Salió de su patria. Fue la primera mujer jefa de Estado de su nación. Estuvo en un ambiente donde prevalecían los hombres. Un macho llegó primero, y se fue, dejándola, aunque siempre estuvo y está presente… No, no me refiero a la presidenta mexicana, sino a Violeta Barrios Torres, presidenta de Nicaragua, que murió hace seis días en Costa Rica, en el exilio, expulsada, como muchos de sus compatriotas de su tierra, por la tiranía bestial de los copresidentes Daniel Ortega y Rosario Murillo.
Violeta fue la primera mujer que obtuvo la presidencia de su país, mediante el voto de los ciudadanos en todo el continente americano. Antes, Isabel Perón fue electa Vicepresidenta junto a su esposo y logró el cargo tras su muerte, y Lidia Gueiler en Bolivia es nombrada presidenta por el Congreso, después de un golpe de Estado y una represión brutal, ocho meses después es derrocada, también por otros asesinatos.
Violeta Barrios, viuda de Joaquín Chamarro, liquidado por pistoleros somocistas, ganó la presidencia en 1990; y debemos decirlo, Daniel Ortega que había llegado al poder con las armas, lo entregó en ese entonces, respetando el mandato popular como lo dijo el 26 de febrero de aquel año. Única vez, porque si acaso contáramos la presidencia de la Junta de la revolución sandinista que triunfó el 19 de julio de 1979, con el golpe de estado de Teodoro Obiang en Guinea Ecuatorial, compiten por ser la autocracia más longeva del mundo.
Doña Violeta emprendió una verdadera transición, reconciliación y puso fin a la guerra entre nicas. Escuchó y respetó a la oposición. Conformó un gobierno en el que incluyó, como jefe de las fuerzas armadas, al hermano de su adversario electoral Humberto Ortega. Le llovieron disidencias internas y ataques externos, como el del senador conservador estadounidense, Jesse Helms. Pero ella no tenía resentimientos en su corazón, ni telarañas en su cabeza; era claro que gobernaba, en unidad, para todos.
Inició la recuperación económica, con muchos traspiés, fuerte inflación, desempleo y privatizaciones, y también dio paso a la plena libertad de expresión. Fue un amanecer democrático en Nicaragua dos años después de que Manuel Clouthier, Rosario Ibarra y Cuauhtémoc Cárdenas reclamaran el fraude electoral de 1988, maniobrado por Manuel Bartlett. Chamorro inspiró al PAN de entonces, por eso extraña que ni una esquela, ni una mención de duelo de sus dirigentes, ni de la ODCA, ni de nadie. Sólo el expresidente Felipe Calderón la recordó en sus redes sociales.

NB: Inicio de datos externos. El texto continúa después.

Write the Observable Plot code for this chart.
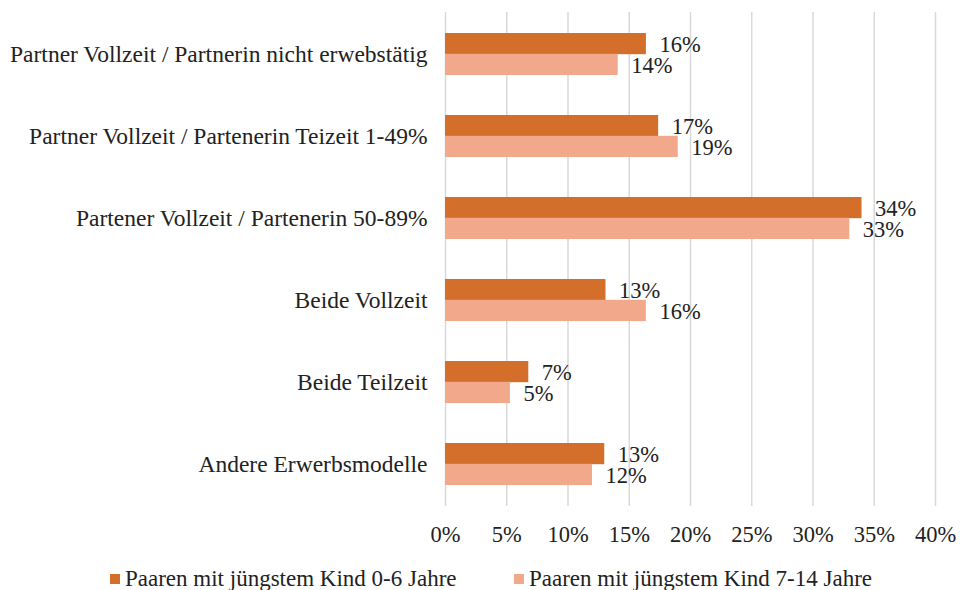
<!DOCTYPE html>
<html>
<head>
<meta charset="utf-8">
<script src="https://cdn.jsdelivr.net/npm/d3@7"></script>
<script src="https://cdn.jsdelivr.net/npm/@observablehq/plot@0.6"></script>
<style>
  body { margin: 0; background: #fff; font-family: "Liberation Serif", "Times New Roman", serif; }
  #chart svg { display: block; }
  .legend { position: absolute; top: 565px; left: 0; width: 960px; font-size: 23px; color: #222; }
  .legend .item { position: absolute; display: flex; align-items: center; white-space: nowrap; line-height: 28px; }
  .legend .sw { width: 10px; height: 10px; margin-right: 5px; }
</style>
</head>
<body>
<div id="chart"></div>
<div class="legend" id="legend"></div>
<script>
const categories = [
  "Partner Vollzeit / Partnerin nicht erwebstätig",
  "Partner Vollzeit / Partenerin Teizeit 1-49%",
  "Partener Vollzeit / Partenerin 50-89%",
  "Beide Vollzeit",
  "Beide Teilzeit",
  "Andere Erwerbsmodelle"
];
const seriesNames = ["Paaren mit jüngstem Kind 0-6 Jahre", "Paaren mit jüngstem Kind 7-14 Jahre"];
const young = [16.4, 17.4, 34.0, 13.1, 6.8, 13.0];   // 0-6 Jahre
const older = [14.1, 19.0, 33.0, 16.4, 5.3, 12.0];   // 7-14 Jahre
const xTicks = [0, 5, 10, 15, 20, 25, 30, 35, 40];
const colors = ["#D36E2B", "#F2A98B"];

const data = [];
categories.forEach((c, i) => {
  data.push({cat: c, series: seriesNames[0], value: young[i]});
  data.push({cat: c, series: seriesNames[1], value: older[i]});
});
const d0 = data.filter(d => d.series === seriesNames[0]);
const d1 = data.filter(d => d.series === seriesNames[1]);
const half = 20.8;

const chart = Plot.plot({
  width: 960,
  height: 560,
  marginLeft: 445,
  marginRight: 25,
  marginTop: 12,
  marginBottom: 54,
  style: {fontFamily: "'Liberation Serif', 'Times New Roman', serif", fontSize: "22px", color: "#222", background: "#fff"},
  x: {domain: [0, 40], ticks: xTicks, tickFormat: d => d + "%", label: null},
  y: {domain: categories, paddingInner: 0.49, paddingOuter: 0.245, label: null},
  marks: [
    Plot.ruleX(xTicks, {stroke: "#d9d9d9", strokeWidth: 1.5}),
    Plot.barX(d0, {x: "value", y: "cat", fill: colors[0], insetBottom: half, insetTop: 0}),
    Plot.barX(d1, {x: "value", y: "cat", fill: colors[1], insetTop: half, insetBottom: 0}),
    Plot.text(d0, {x: "value", y: "cat", text: d => Math.round(d.value) + "%", dx: 13, dy: -10, textAnchor: "start", fill: "#222", fontSize: 22.5}),
    Plot.text(d1, {x: "value", y: "cat", text: d => Math.round(d.value) + "%", dx: 13, dy: 11, textAnchor: "start", fill: "#222", fontSize: 22.5}),
    Plot.axisX({ticks: xTicks, tickFormat: d => d + "%", tickSize: 0, tickPadding: 20, fontSize: 22.5, label: null}),
    Plot.axisY({tickSize: 0, tickPadding: 18, fontSize: 23.5, label: null})
  ]
});
document.getElementById("chart").appendChild(chart);

const legend = document.getElementById("legend");
const lx = [110, 514];
seriesNames.forEach((s, i) => {
  const item = document.createElement("div");
  item.className = "item";
  item.style.left = lx[i] + "px";
  item.innerHTML = `<span class="sw" style="background:${colors[i]}"></span><span>${s}</span>`;
  legend.appendChild(item);
});
</script>
</body>
</html>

No extraña el silencio del gobierno de Morena. ¿Feminismo selectivo? No le importa que Nicaragua se desgarre y desangre con otra dictadura, “cruel, feroz, inhumana y sádica”, como la definió Carlos S. Maldonado, periodista de El País, al dar a conocer el fallecimiento de la mandataria.
Nicaragua y Violeta Barrios dejan lecciones: sembrar democracia, no es cosechar democracia. La democracia no es un lugar al que se entra, sino una vivencia que se nutre. No es entretenimiento ocasional con boletas y acordeones, es deber cívico permanentemente. No es un estadío social, es un terrible deber cotidiano. El sandinismo se transformó en somocismo desalmado, como el PRI corrupto derivó pronto, con muchos nombres y apellidos idénticos, en un Morena autoritario. Metamorfosis política, donde la oruga no deja de ser rastrera, aunque tenga bellísimas alas de mariposa que embelesan a ingenuos. La democracia no es libre mercado, ni privatizaciones, ni siquiera sólo es libre expresión; debe ser justicia social y oportunidades de desarrollo para todos.
En su misa fúnebre, su hijo Carlos prometió regresarla cuando Nicaragua vuelva a ser República. Ojalá sea pronto, porque los reyes se multiplican, se van de Kananaskis, Canadá, del Palacio Nacional mexicano, pero siguen presentes. Con Violeta Chamorro, también estuvo un hombre siempre presente, Ronald Reagan. Todos con “animus regis”. Mucho republicanicida. ¡Salve a ti, Violeta Barrios!